EiF Multipurpose Award
2015 - Royal Forestry Society Duke of Cornwall's Excellence In Forestry Multipurpose Award
Sponsored by John Clegg & Co
This Award recognises how woodlands can be managed in a way that is sympathetic to the landscape, conserving and enhancing the wildlife value for both the short- and long-term, while remaining consistent with the primary purpose of sustainable timber production.
The Gold award went to Llewesog Estate, Llanrhaeadr, Denbigh, owned by Mr Bill Williams. Joint Silver awards were won by: Coed Nant yr Eira, near Welshpool, owned by Frank, Bechade, McComb Woodlands and by Wentwood, between Usk and Chepstow, owned by Coed Cadw (The Woodland Trust).
|John Clegg, left, with owner Bill Williams, centre, and RFS President Sir Jack Whitaker|
These 120ha woodlands are in the foothills below the Hiraethog platueau. The present owner took over management 50 years ago at a time when the woodlands had been neglected. An intensive programme of felling and replanting followed, together with construction of access roads and tracks. The objective is to have mixed age hardwoods and conifers in each woodland block to provide the best conditions for wildlife, game cover and visual amenity. Markets include wood fuel, large conifer logs, ash butts for Hurley-stick making, rustic poles and specific deliveries of cherry, burr oak and western red cedar.
Mr Williams won the Duke of Cornwall Award for the same woodlands 29 years ago!
What the judges said: "In an extremely close competition Llewesog was the winner for two main reasons:the variety and quality of the woodlands, with outstanding examples of quality broadleaves, including oak, ash and cherry, and equally good conifers, notably Douglas fir and Western red cedar, and well planned mixture....(and) the extremely attractive appearance of the woods, both externally and within."
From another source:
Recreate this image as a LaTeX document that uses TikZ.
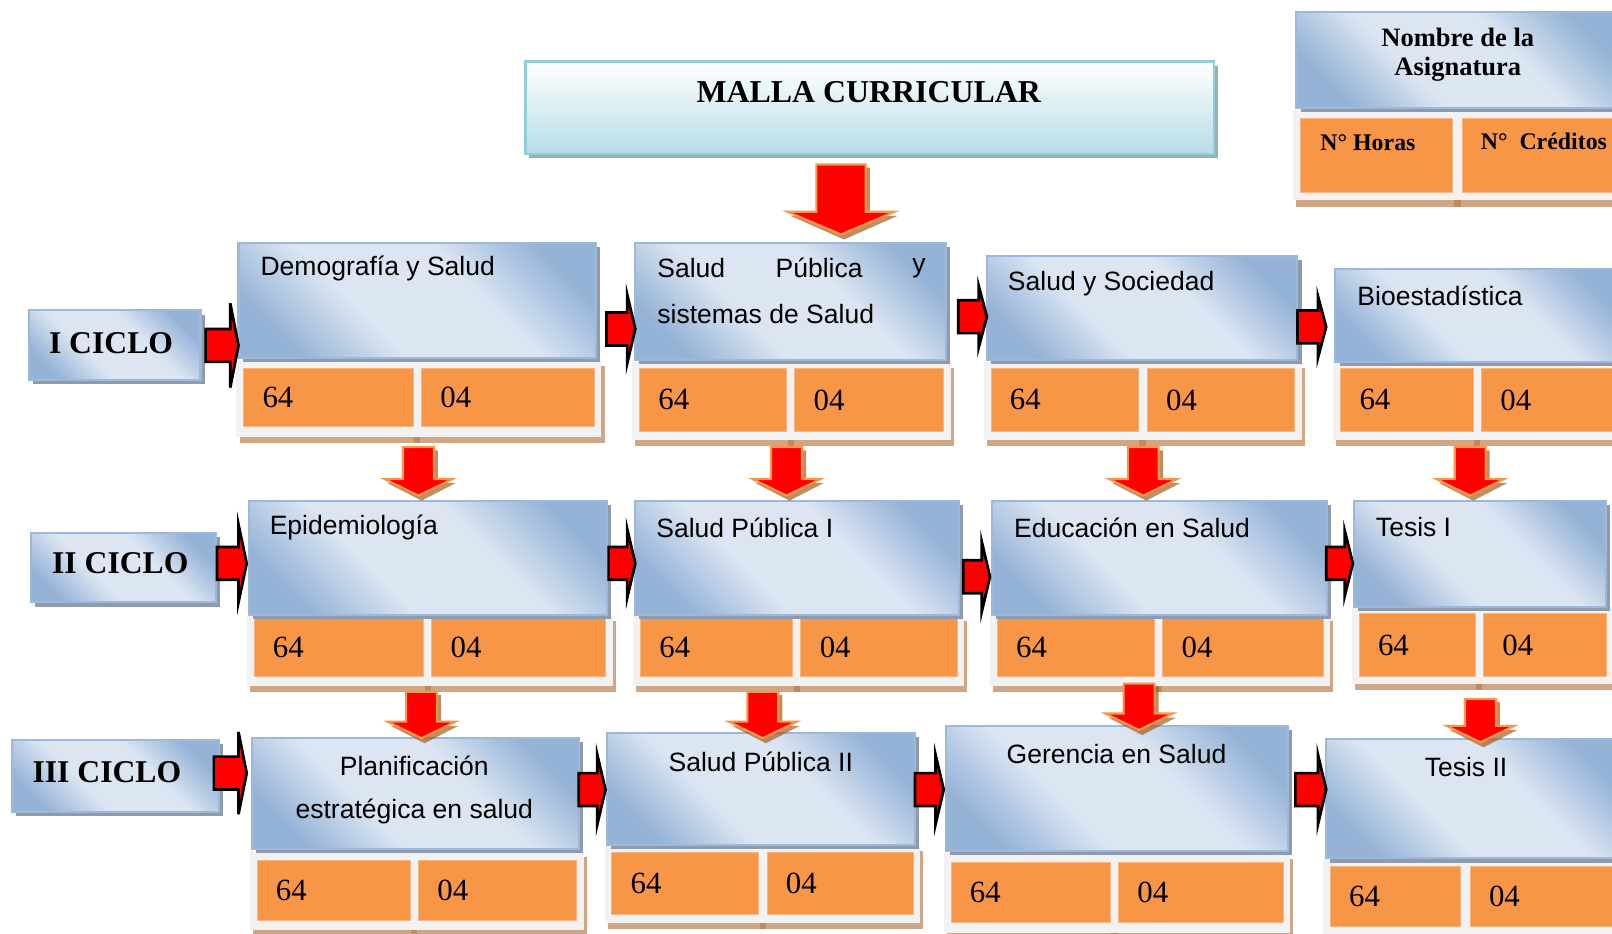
\documentclass[tikz,border=0pt]{standalone}
\usepackage{fontspec}
\setmainfont{Liberation Serif}
\newfontfamily\arialf{Liberation Sans}
\usetikzlibrary{fit,calc}
\definecolor{bL}{HTML}{DCE6F2}
\definecolor{bD}{HTML}{95B3D7}
\definecolor{bBrd}{HTML}{9DB8DA}
\definecolor{shG}{HTML}{8E9BAE}
\definecolor{panelC}{HTML}{F2F2F2}
\definecolor{orC}{HTML}{F79646}
\definecolor{orB}{HTML}{F9B485}
\definecolor{brSh}{HTML}{D0A684}
\definecolor{brMid}{HTML}{C08A5E}
\definecolor{tBot}{HTML}{B7DDE8}
\definecolor{tBrd}{HTML}{92CDDC}
\definecolor{tSh}{HTML}{9AAFB5}
\definecolor{arrOr}{HTML}{F79646}
\definecolor{arrSh}{HTML}{A0520F}
\pgfdeclarehorizontalshading{bluegrad}{100bp}{color(0bp)=(bD); color(24bp)=(bD); color(40bp)=(bL); color(60bp)=(bL); color(76bp)=(bD); color(100bp)=(bD)}
\tikzset{
  coursebox/.style={draw=bBrd, line width=1pt, shading=bluegrad, shading angle=45, inner sep=0},
  panelbox/.style={fill=panelC, inner sep=0},
  cellbox/.style={fill=orC, draw=orB, line width=0.4pt, inner sep=0},
  titlebox/.style={draw=tBrd, line width=1.2pt, top color=white, bottom color=tBot, inner sep=0},
  ctext/.style={font=\arialf\fontsize{12.9}{15}\selectfont, inner sep=0},
  ntext/.style={font=\fontsize{15}{18}\selectfont, inner sep=0, anchor=west},
  cictext/.style={font=\bfseries\fontsize{15.4}{18}\selectfont, inner sep=0},
  legtext/.style={font=\bfseries\fontsize{12.9}{15}\selectfont, inner sep=0},
  legsmall/.style={font=\bfseries\fontsize{11.6}{14}\selectfont, inner sep=0, anchor=west},
  rarrow/.style={fill=red, draw=black, line width=1.3pt, line join=miter},
  darrow/.style={fill=red, draw=arrOr, line width=1pt, line join=miter},
  darrowsh/.style={fill=arrSh, opacity=0.65},
}
% blue course box: name, x1, y1, x2, y2
\newcommand\bluebox[5]{%
  \fill[shG] (#2+4,#3+4) rectangle (#4+4,#5+4);
  \node[coursebox, fit={(#2,#3)(#4,#5)}] (#1) {};
}
% empty panel: name, px1, py1, px2, py2, cy1, cy2, gapL, gapR
\newcommand\emptypanel[9]{%
  \fill[brSh] (#2+3,#3+6) rectangle (#4+3,#5+6);
  \fill[brMid] (#8+1,#5) rectangle (#9-1,#5+6);
  \node[panelbox, fit={(#2,#3)(#4,#5)}] (#1) {};
  \node[cellbox, fit={(#2+7,#6)(#8,#7)}] (#1h) {};
  \node[cellbox, fit={(#9,#6)(#4-7,#7)}] (#1c) {};
}
% panel with numbers
\newcommand\numpanel[9]{%
  \emptypanel{#1}{#2}{#3}{#4}{#5}{#6}{#7}{#8}{#9}
  \node[ntext] (#1hn) at (#2+25,{(#6+#7)/2}) {64};
  \node[ntext] (#1cn) at (#9+18,{(#6+#7)/2}) {04};
}
% right block arrow: xs, xe, yc, head half height
\newcommand\rarr[4]{%
  \filldraw[rarrow] (#1,#3-16) -- (#2-8,#3-16) -- (#2-8,#3-#4) -- (#2,#3) -- (#2-8,#3+#4) -- (#2-8,#3+16) -- (#1,#3+16) -- cycle;
}
% down block arrow: xc, ytop, ytip, headhalf, shafthalf, headlen
\newcommand\darr[6]{%
  \fill[darrowsh] (#1-#5+4,#2+3) -- (#1+#5+4,#2+3) -- (#1+#5+4,#3-#6+4) -- (#1+#4+3,#3-#6+4) -- (#1+3,#3+5) -- (#1-#4+3,#3-#6+4) -- (#1-#5+4,#3-#6+4) -- cycle;
  \filldraw[darrow] (#1-#5,#2) -- (#1+#5,#2) -- (#1+#5,#3-#6) -- (#1+#4,#3-#6) -- (#1,#3) -- (#1-#4,#3-#6) -- (#1-#5,#3-#6) -- cycle;
}
\begin{document}
\begin{tikzpicture}[x=0.5pt,y=-0.5pt]
\useasboundingbox (0,0) rectangle (1568,908);
\clip (0,0) rectangle (1568,908);
\fill[white] (0,0) rectangle (1568,908);

% Title
\fill[tSh] (515,64) rectangle (1185,154);
\node[titlebox, fit={(511,60)(1181,150)}] (title) {};
\node[font=\bfseries\fontsize{15.5}{18}\selectfont, inner sep=0] (titlet) at (845,90) {MALLA CURRICULAR};
\darr{818}{160}{228}{52}{24}{22}

% Legend
\emptypanel{leg}{1258}{107}{1580}{195}{115}{187}{1413}{1422}
\bluebox{legb}{1261}{12}{1580}{105}
\node[legtext, align=center] (legt) at (1418,53) {Nombre de la\\[-1pt]Asignatura};
\node[legsmall] (leght) at (1284,139) {N° Horas};
\node[legsmall] (legct) at (1440,137) {N°\ \ Créditos};

% Ciclo boxes
\bluebox{c1}{28}{302}{195}{370}
\node[cictext] (c1t) at (108,334) {I CICLO};
\bluebox{c2}{30}{518}{210}{586}
\node[cictext] (c2t) at (117,548) {II CICLO};
\bluebox{c3}{12}{720}{213}{790}
\node[cictext] (c3t) at (104,751) {III CICLO};

% Row I
\numpanel{p11}{230}{350}{585}{425}{358}{415}{402}{410}
\bluebox{b11}{232}{236}{580}{348}
\node[ctext, anchor=west] (t11) at (253,261) {Demografía y Salud};

\numpanel{p12}{615}{352}{925}{428}{358}{420}{765}{773}
\bluebox{b12}{618}{236}{920}{350}
\node[ctext, anchor=west] (t12a) at (639,261) {Salud};
\node[ctext, anchor=west] (t12b) at (754,261) {Pública};
\node[ctext, anchor=west] (t12c) at (887,261) {y};
\node[ctext, anchor=west] (t12d) at (639,305) {sistemas de Salud};

\numpanel{p13}{957}{352}{1266}{428}{358}{420}{1107}{1116}
\bluebox{b13}{960}{249}{1262}{350}
\node[ctext, anchor=west] (t13) at (980,276) {Salud y Sociedad};

\numpanel{p14}{1297}{352}{1580}{428}{358}{420}{1433}{1441}
\bluebox{b14}{1299}{262}{1580}{352}
\node[ctext, anchor=west] (t14) at (1320,288) {Bioestadística};

\rarr{200}{232}{336}{41}
\rarr{590}{618}{320}{34}
\rarr{932}{960}{308}{30}
\rarr{1262}{1290}{318}{30}

% Row II
\numpanel{p21}{240}{598}{596}{667}{602}{658}{412}{420}
\bluebox{b21}{242}{487}{590}{598}
\node[ctext, anchor=west] (t21) at (262,513) {Epidemiología};

\numpanel{p22}{616}{598}{938}{667}{602}{658}{771}{779}
\bluebox{b22}{618}{487}{933}{598}
\node[ctext, anchor=west] (t22) at (638,513) {Salud Pública I};

\numpanel{p23}{963}{598}{1294}{667}{602}{658}{1123}{1131}
\bluebox{b23}{965}{487}{1291}{598}
\node[ctext, anchor=west] (t23) at (986,513) {Educación en Salud};

\numpanel{p24}{1315}{590}{1570}{665}{597}{658}{1435}{1443}
\bluebox{b24}{1317}{487}{1562}{590}
\node[ctext, anchor=west] (t24) at (1338,513) {Tesis I};

\rarr{211}{240}{548}{38}
\rarr{592}{618}{548}{34}
\rarr{937}{963}{561}{34}
\rarr{1290}{1316}{548}{32}

% Row III
\numpanel{p31}{243}{828}{568}{905}{837}{895}{399}{407}
\bluebox{b31}{245}{718}{563}{826}
\node[ctext] (t31a) at (403,745) {Planificación};
\node[ctext] (t31b) at (403,789) {estratégica en salud};

\numpanel{p32}{588}{822}{895}{898}{829}{889}{738}{746}
\bluebox{b32}{590}{713}{890}{822}
\node[ctext] (t32) at (740,741) {Salud Pública II};

\numpanel{p33}{918}{830}{1255}{908}{839}{897}{1080}{1088}
\bluebox{b33}{920}{706}{1253}{828}
\node[ctext] (t33) at (1086,733) {Gerencia en Salud};

\numpanel{p34}{1287}{835}{1575}{910}{843}{901}{1421}{1430}
\bluebox{b34}{1290}{719}{1580}{835}
\node[ctext] (t34) at (1426,746) {Tesis II};

\rarr{208}{240}{752}{40}
\rarr{563}{589}{768}{34}
\rarr{890}{918}{768}{34}
\rarr{1260}{1290}{768}{34}

% Down arrows
\darr{407}{435}{482}{33}{15}{16}
\darr{765}{435}{482}{33}{15}{16}
\darr{1112}{435}{482}{33}{15}{16}
\darr{1430}{435}{482}{33}{15}{16}
\darr{410}{673}{718}{33}{15}{16}
\darr{742}{673}{718}{33}{15}{16}
\darr{1108}{665}{710}{33}{15}{16}
\darr{1440}{680}{722}{33}{15}{16}
\end{tikzpicture}
\end{document}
What the owner said: " There is a great advantage to having a keepered estate. We have a splendid variety of small birds because squirrel and magpie are rigorously controlled. There is a benefit for wildlife to having mixed woods with varying age group in each area of the wood."
Coed Nant yr Eira
|John Clegg with Diane Frank and RFS President Sir Jack Whitaker|
Coed Nant yr Eira exemplifies a new type of structurally diverse and productive woodland designed for resilience and adaptation to climate change. The woodland was established as a plantation in and around 1969 as Sitka and Norway spruce monoculture and has now been largely restructured to provide a mosaic of small coupes as well as some more irregular stands. All re-stocking and enrichment planting is with multiple broadleaved and conifer species injecting species diversity to structural irregularity. The infrastructure development has enhanced the capital value of the forest and allows managers to optimise the commercial outputs from all areas of the woodland. A forest inventory has established a baseline from which to monitor the increment of the forest and to regulate production. The irregular stand structures provide a varied internal landscape on different scales benefiting both internal and external views as well as maintaining continuity allowing the development of complex ecosystems and habitats. Irregular stand structures provide conditions where native flora will co-exist with productive woodlands. Quality timber production marries with ecosystem services and environmental protection. Integrated objectives of management make Nant yr Eira diverse, resilient, productive and a beautiful place.
What the judges said: "A difficult exposed site, very prone to windthrow, has been managed very well, with the development of alternative continuous cover silviculture to the clearfelling approach adopted previously. Exceptional record keeping in relation to all aspects of management, including monitoring tree growth and timber production, was most impressive, as was the marketing of forest products..."
What the owners said: "We are delighted to receive this award recognising how productive woodlands also provide multipurpose benefits. We have seen the trees grow and be harvested over the years and how the forest enhances the landscape, supports wildlife and protects water, especially now at a time when forests have to be robust and adaptable in a changing world.”
|John Clegg with Barry Embling from Coed Cadw and RFS President Sir Jack Whitaker|
Wentwood forms part of the largest block of ancient woodland in Wales. It is now planted with conifers and as such is a planted ancient woodland site (PAWS). The site is managed for: public access and education (with Natural Resources Wales); timber production (4000 tonnes per annum), mainly of Douglas fir, Norway spruce and larch; conservation - gradual restoration through thinning is benefiting native flora and fauna; community benefits and involvement - through open access, recreational events and special interest groups.
What the judges said: "We were very impressed with the steps being taken by the Coed Cadw manager under difficult circumstances on an exposed site to improve woodland species diversity and structure by careful thinning and enrichment planting to supplement natural regeneration where required, and by maintaining large open areas for wildlife and amenity. A close link has been developed with NRW who manage the adjoining woodland, to ensure continuity of woodland design and management, with the replacement of clearfelling by continuous cover forestry as and when possible."
What the owner said: "Since acquiring our holding at Wentwood, Coed Cadw have been actively managing the site with full stakeholder involvement, aiming for best silvicultural, conservation and people outcomes, and we’re very pleased to receive this multi-purpose RFS forestry award that recognises this."